L’aéroport de Saint-Hubert a franchi, hier, une étape importante dans sa démarche afin de devenir un aéroport commercial attrayant pour les transporteurs au rabais en inaugurant une piste renforcée capable d’accueillir de plus gros avions.
Les travaux, dont la facture a été d’environ 17 millions de dollars, étaient rendus nécessaires par l’arrivée en fin de vie utile du revêtement et de l’éclairage de la piste. Comme l’aéroport est déjà utilisé par un transporteur commercial, Pascan Aviation, il était admissible au Programme d’aide aux immobilisations aéroportuaires du gouvernement fédéral. Celui-ci a, à ce titre, fourni 13 millions.
La direction de l’aéroport a toutefois aussi profité de l’occasion pour augmenter la capacité portante de la piste, ce qui lui permet d’accueillir de plus gros avions. Elle a, pour ce faire, réuni 4 millions de dollars additionnels.
La nouvelle piste pourra donc maintenant être utilisée par les avions commerciaux monocouloirs les plus populaires du monde, le Boeing 737 et l’Airbus A320, ainsi que l’A220, anciennement connu sous le nom de C Series.
Prêt à servir, mais...
Théoriquement, il manque encore un élément très important à l’aéroport de Saint-Hubert avant de pouvoir accueillir des vols commerciaux réguliers : une aérogare.
« On a besoin d’une aérogare, c’est la prochaine étape », convient Charles Vaillancourt, président du conseil d’administration de l’aéroport.
Il y a toutefois un bémol.
« Si un transporteur voulait opérer rapidement, on pourrait trouver un édifice temporaire, estime M. Vaillancourt. Il faudrait monter dans l’avion avec un escalier mobile. Nous accueillons déjà des vols nolisés. »
« Ce qu’il manque, c’est une zone sécurisée, avec une salle d’attente sécurisée, et un endroit pour le traitement des bagages. Je pense qu’il y a deux édifices dans lesquels on pourrait installer cela en attendant. »
— Charles Vaillancourt, président du conseil d’administration
Quant à l’aérogare, le projet est encore jeune. « On ne sait même pas encore où on voudrait la situer dans l’aéroport », note M. Vaillancourt. Un plan directeur est toutefois déjà en phase de conception et devrait être livré en février ou mars prochain.
De là, il faudra prévoir un montage financier pour lequel il existe plusieurs options, selon M. Vaillancourt. Les investisseurs institutionnels, notamment, ont récemment développé un appétit pour ce type d’infrastructures.
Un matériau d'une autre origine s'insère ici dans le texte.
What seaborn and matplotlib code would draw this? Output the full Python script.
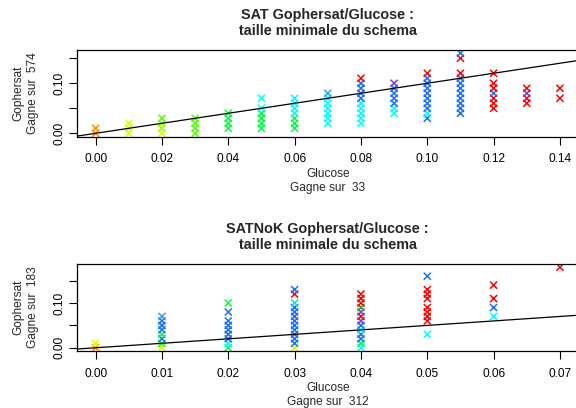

D’autres entreprises pourraient souhaiter le financer en échange, par exemple, d’une exclusivité sur la vente de carburant.
La possibilité que la construction de l’aérogare soit payée par un transporteur, comme ce fut le cas quand Porter a fait renaître l’aéroport Billy-Bishop de Toronto, est toutefois exclue.
« C’est un cas assez exceptionnel, ce n’est pas dans le modèle d’affaires des transporteurs », estime M. Vaillancourt, selon qui il est par ailleurs impensable d’amorcer la construction sans un accord de principe avec au moins un transporteur s’engageant à l’utiliser.
Certains investisseurs et transporteurs ont déjà fait montre d’intérêt, affirme-t-il.
« Il y a des transporteurs qui commencent à penser que ça aurait du sens d’opérer depuis Saint-Hubert. »
Des citoyens inquiets
L’annonce d’hier n’est pas sans inquiéter la présidente du Comité antipollution des avions – Longueuil (CAPA-L), Johanne Domingue. Ce regroupement de citoyens a déposé en avril dernier une requête d’outrage au tribunal relativement au non-respect, selon lui, des horaires des écoles de pilotage établis dans une entente à l’amiable survenue en 2015.
Mme Domingue, qui siège à un comité sur la pollution acoustique créé dans le cadre de cette entente, a déploré n’avoir appris que par la voie des journalistes la tenue d’une annonce, hier matin. À sa connaissance, aucune étude n’a encore été réalisée sur l’impact sonore de l’arrivée à l’aéroport de plus gros avions.
« On parle d’être en harmonie avec la collectivité, mais on ne nous a pas consultés », déplore-t-elle.
Pour la mairesse de Longueuil, Sylvie Parent, les problématiques dénoncées par les citoyens touchent surtout les plus petits appareils utilisés par les écoles de pilotage, qui effectuent des manœuvres d’atterrissage et de décollage à répétition.
« Il y a déjà quelques gros avions qui utilisent l’aéroport, notamment des jets privés, et il n’y a pas de plaintes par rapport à ça », dit-elle.